Parsed and Audio-Aligned Corpus of Bilingual Russian Child Speech (BiRCh)
Brandeis University, Waltham MA
Investigators
Abstract
Language, thought, and culture are intricately connected, but the way this relationship plays out over the lifespan of an individual, especially a bilingual person, is not well understood. Bilinguals constitute a large portion of the US population and around the world. This project researches the language of bilingual speakers in Russian immigrant communities to gain a better understanding of fundamental properties of linguistic knowledge, language acquisition and maintenance, the nature of language variation and change, and stability of native speaker knowledge. Studying the language of immigrants is also important, because it will help build understanding and respect for these often stigmatized linguistic practices. The large, open-access database of bilingual and monolingual Russian speech created during the project will allow education policy makers and practitioners to make appropriate decisions concerning bilingual children in American schools and to create educational resources for heritage speakers of Russian who are an invaluable language resource for the country. Ultimately, this database can also help natural language processing applications for Russian, such as enhancing opportunities for cross-cultural communication online, and making new and less available publications quickly accessible through summarization and machine translation.
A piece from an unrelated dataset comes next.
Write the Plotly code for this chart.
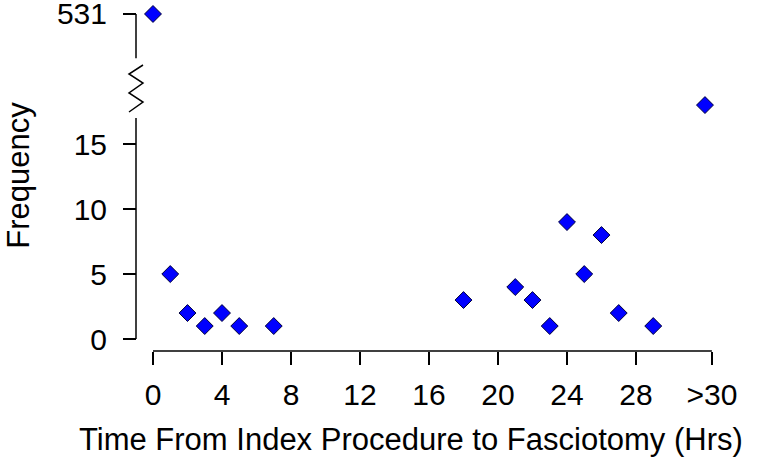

The project will construct an open-access online database documenting the speech of two types of bilinguals: émigré adults and young bilingual children in Russian-speaking families in the US and Germany, with a control group of monolingual families with small children in Russia. This first-of-its-kind database will serve as a tool for comparing linguistic behavior across populations and over time, investigating correlations between grammatical, lexical, and sociolinguistic variables. It will contain audio-aligned transcripts and will be annotated for morphology (e.g., "feminine noun") and syntax (e.g., "relative clause"), which will allow researchers to study frequencies of constructions in both the parents' and children's speech. The database will enable researchers to tease apart several possible causes of the differences between the home language of bilingual children and adults, and the speech of monolinguals: normal processes of language change or the influence of the majority language and culture; incomplete learning or forgetting of the home language; or universal cognitive and linguistic principles.